По-моему, одно: осмыслить и прочувствовать можно даже и верно и разом, но сделаться человеком нельзя разом, а надо выделаться в человека. Тут дисциплина. Вот эту-то неустанную дисциплину над собой и отвергают иные наши современные мыслители: «слишком-де много уж было деспотизму, надо свободы», а свобода эта ведет огромное большинство лишь к лакейству перед чужой мыслью, ибо страх как любит человек всё то, что подается ему готовым. Мало того: мыслители провозглашают общие законы, то есть такие правила, что все вдруг сделаются счастливыми, безо всякой выделки, только бы эти правила наступили. Да если б этот идеал и возможен был, то с недоделанными людьми не осуществились бы никакие правила, даже самые очевидные. Вот в этой-то неустанной дисциплине и непрерывной работе самому над собой и мог бы проявиться наш гражданин. С этой-то великодушной работы над собой и начинать надо, чтоб поднять потом нашу «Новь», а то незачем выйдет и подымать ее.

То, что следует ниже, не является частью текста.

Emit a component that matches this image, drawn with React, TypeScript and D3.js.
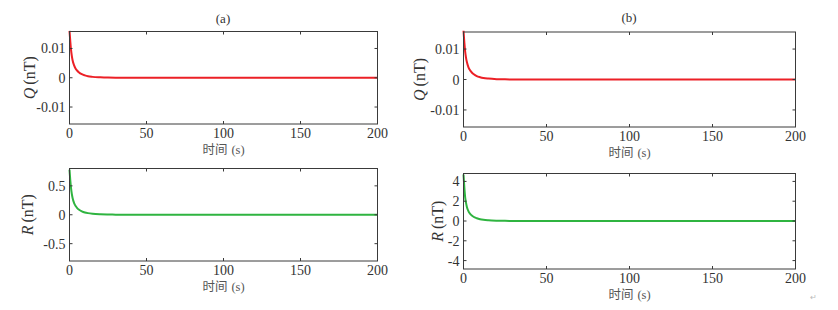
import { useEffect, useRef } from "react";
import * as d3 from "d3";

// time samples (s)
const times = [0, 0.5, 1, 1.5, 2, 3, 4, 5, 6, 8, 10, 12, 15, 20, 25, 30, 40, 50, 100, 150, 200];

// Q (nT), panels a and b
const qA = [0.016, 0.0125, 0.0095, 0.0075, 0.006, 0.0042, 0.0031, 0.0024, 0.0019, 0.0012, 0.0008, 0.0005, 0.0003, 0.00015, 0.00006, 0.00002, 0, 0, 0, 0, 0];
const qB = [0.016, 0.0122, 0.0092, 0.0072, 0.0058, 0.004, 0.003, 0.0023, 0.0018, 0.0011, 0.00075, 0.0005, 0.0003, 0.00012, 0.00005, 0.00002, 0, 0, 0, 0, 0];
// R (nT), panels a and b
const rA = [0.78, 0.6, 0.46, 0.36, 0.29, 0.2, 0.15, 0.115, 0.09, 0.06, 0.04, 0.028, 0.017, 0.008, 0.004, 0.002, 0, 0, 0, 0, 0];
const rB = [4.7, 3.4, 2.4, 1.85, 1.45, 0.98, 0.72, 0.55, 0.43, 0.28, 0.18, 0.12, 0.07, 0.03, 0.015, 0.007, 0, 0, 0, 0, 0];

const xTicks = [0, 50, 100, 150, 200];
const qTicks = [-0.01, 0, 0.01];
const qTickLabels = ["-0.01", "0", "0.01"];
const rATicks = [-0.5, 0, 0.5];
const rATickLabels = ["-0.5", "0", "0.5"];
const rBTicks = [-4, -2, 0, 2, 4];
const rBTickLabels = ["-4", "-2", "0", "2", "4"];

const serif = "'Liberation Serif', 'Times New Roman', serif";
const cjk = "'Noto Sans CJK SC', sans-serif";
const axisColor = "#3a3a3a";
const red = "#ec2026";
const green = "#2fb440";

type PanelProps = {
  left: number;
  right: number;
  top: number;
  bottom: number;
  yDomain: [number, number];
  yTicks: number[];
  yTickLabels: string[];
  values: number[];
  color: string;
  varName: string;
  labelX: number;
};

const Panel = ({ left, right, top, bottom, yDomain, yTicks, yTickLabels, values, color, varName, labelX }: PanelProps) => {
  const lineRef = useRef<SVGPathElement>(null);
  const xScale = d3.scaleLinear().domain([0, 200]).range([left, right]);
  const yScale = d3.scaleLinear().domain(yDomain).range([bottom, top]);
  const line = d3
    .line<number>()
    .x((_, i) => xScale(times[i]))
    .y((d) => yScale(d))
    .curve(d3.curveMonotoneX);

  useEffect(() => {
    d3.select(lineRef.current).attr("d", line(values));
  }, [values]);

  const tk = 3;
  return (
    <g>
      <path ref={lineRef} fill="none" stroke={color} strokeWidth={2} />
      <rect x={left} y={top} width={right - left} height={bottom - top} fill="none" stroke={axisColor} strokeWidth={1} />
      {xTicks.map((t) => (
        <g key={t}>
          <line x1={xScale(t)} x2={xScale(t)} y1={bottom} y2={bottom - tk} stroke={axisColor} />
          <line x1={xScale(t)} x2={xScale(t)} y1={top} y2={top + tk} stroke={axisColor} />
          <text x={xScale(t)} y={bottom + 14} textAnchor="middle" fontFamily={serif} fontSize={14} fill="#333">
            {t}
          </text>
        </g>
      ))}
      {yTicks.map((t, i) => (
        <g key={t}>
          <line x1={left} x2={left + tk} y1={yScale(t)} y2={yScale(t)} stroke={axisColor} />
          <line x1={right} x2={right - tk} y1={yScale(t)} y2={yScale(t)} stroke={axisColor} />
          <text x={left - 4} y={yScale(t) + 5} textAnchor="end" fontFamily={serif} fontSize={14} fill="#333">
            {yTickLabels[i]}
          </text>
        </g>
      ))}
      <text x={(left + right) / 2} y={bottom + 30} textAnchor="middle" fontSize={12.5} fill="#555">
        <tspan fontFamily={cjk}>时间</tspan>
        <tspan fontFamily={serif} dx={4}>(s)</tspan>
      </text>
      <text
        transform={`translate(${labelX},${(top + bottom) / 2}) rotate(-90)`}
        textAnchor="middle"
        fontFamily={serif}
        fontSize={16}
        fill="#333"
      >
        <tspan fontStyle="italic">{varName}</tspan>
        <tspan dx={3}>(nT)</tspan>
      </text>
    </g>
  );
};

const App = () => {
  return (
    <div style={{ position: "absolute", left: 0, top: 0, width: 838, height: 310, background: "#fff" }}>
      <svg width={838} height={310} viewBox="0 0 838 310">
        <rect width={838} height={310} fill="#fff" />
        <text x={223} y={23} textAnchor="middle" fontFamily={serif} fontSize={13} fill="#333">(a)</text>
        <text x={629} y={22} textAnchor="middle" fontFamily={serif} fontSize={13} fill="#333">(b)</text>
        <Panel left={69.5} right={377.5} top={31.5} bottom={124} yDomain={[-0.0158, 0.0158]} yTicks={qTicks} yTickLabels={qTickLabels} values={qA} color={red} varName="Q" labelX={35} />
        <Panel left={463.5} right={795.5} top={32} bottom={127} yDomain={[-0.0156, 0.0156]} yTicks={qTicks} yTickLabels={qTickLabels} values={qB} color={red} varName="Q" labelX={425} />
        <Panel left={69.5} right={377.5} top={168.5} bottom={261} yDomain={[-0.8, 0.8]} yTicks={rATicks} yTickLabels={rATickLabels} values={rA} color={green} varName="R" labelX={33} />
        <Panel left={463.5} right={795.5} top={173.5} bottom={269} yDomain={[-4.85, 4.8]} yTicks={rBTicks} yTickLabels={rBTickLabels} values={rB} color={green} varName="R" labelX={443} />
        <text x={810} y={300} fontSize={8} fill="#bbb">↵</text>
      </svg>
    </div>
  );
};

export default App;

Да? Но что хорошо и что дурно – вот ведь чего, главное, мы не знаем. Всякое чутье в этом смысле потеряли. Все прежние авторитеты разбили и наставили новых, а в новые авторитеты, чуть кто из нас поумнее, тот и не верует, а кто посмелее духом, тот из гражданина в червонного валета обращается. Мало того, ей-богу начнет сдирать со спин кожу, да еще провозгласит, что это полезно для общего дела, а стало быть, свято. Как же, в каком же смысле приступить к работе-то над собой, если не знаешь, что хорошо, что худо?

IV. Меттернихи и дон-кихоты

Но чтоб не говорить отвлеченно, обратимся к данной теме. Вот мы действительно не сдираем кож, мало того, даже не любим этого (только один бог знает: любитель часто прячется, любитель мало известен, до времени стыдится, «боится предрассудка»), но если и не любим у себя и никогда не делаем, то должны ведь ненавидеть и в других. Мало того, что ненавидеть, должны просто не дать сдирать кож никому, так-таки взять и не дать. А между тем так ли на деле? Самые негодующие из нас вовсе не так негодуют, как бы следовало. Я даже не про одних славян говорю. Если мы уж так сострадаем, так и поступать должны бы в размере нашего сострадания, а не в размере десяти целковых пожертвования. Мне скажут, что ведь нельзя же отдать всё. Я с этим согласен, хотя и не знаю почему. Почему же бы и не всё? В том-то и дело, что тут решительно ничего не понимаешь даже в собственной природе. А тут вдруг, с огромным авторитетом, возникает вопрос об «интересах цивилизации»!

Вопрос ставится прямо, ясно, научно и цинически откровенно. «Интересы цивилизации» – это производство, это богатство, это спокойствие, нужное капиталу. Нужно огромное, беспрерывное и прогрессивное производство по уменьшенной цене, в видах страшного наращения пролетариев. Доставляя заработок пролетарию, доставляем ему и предметы потребления по уменьшенной цене. Чем спокойнее в Европе, тем более по уменьшенной цене. Стало быть, именно нужно в Европе спокойствие. Шум войны прогонит производство. Капитал труслив, он забоится войны и спрячется. Если ограничить право турок сдирать со спин райи кожу, то надобно затеять войну, а затей войну– сейчас выступит вперед Россия, – значит, может наступить такое усложнение войны, при котором война обнимет весь свет; тогда прощай производство, и пролетарий пойдет на улицу. А пролетарий опасен на улице. В речах палатам уже упоминается прямо и откровенно, вслух на весь мир, что пролетарий опасен, что с пролетарием неспокойно, что пролетарий внимает социализму.*«Нет уж лучше пусть где-то там в глуши сдирают кожу. Неприкосновенность турецких прав должна быть незыблема. Надо потушить Восточный вопрос и дать сдирать кожу. Да и что такое эти кожи? Стоят ли две, три каких-нибудь кожицы спокойствия всей Европы, ну двадцать, ну тридцать тысяч кож – не всё ли равно? Захотим, так и не услышим вовсе, стоит уши зажать…»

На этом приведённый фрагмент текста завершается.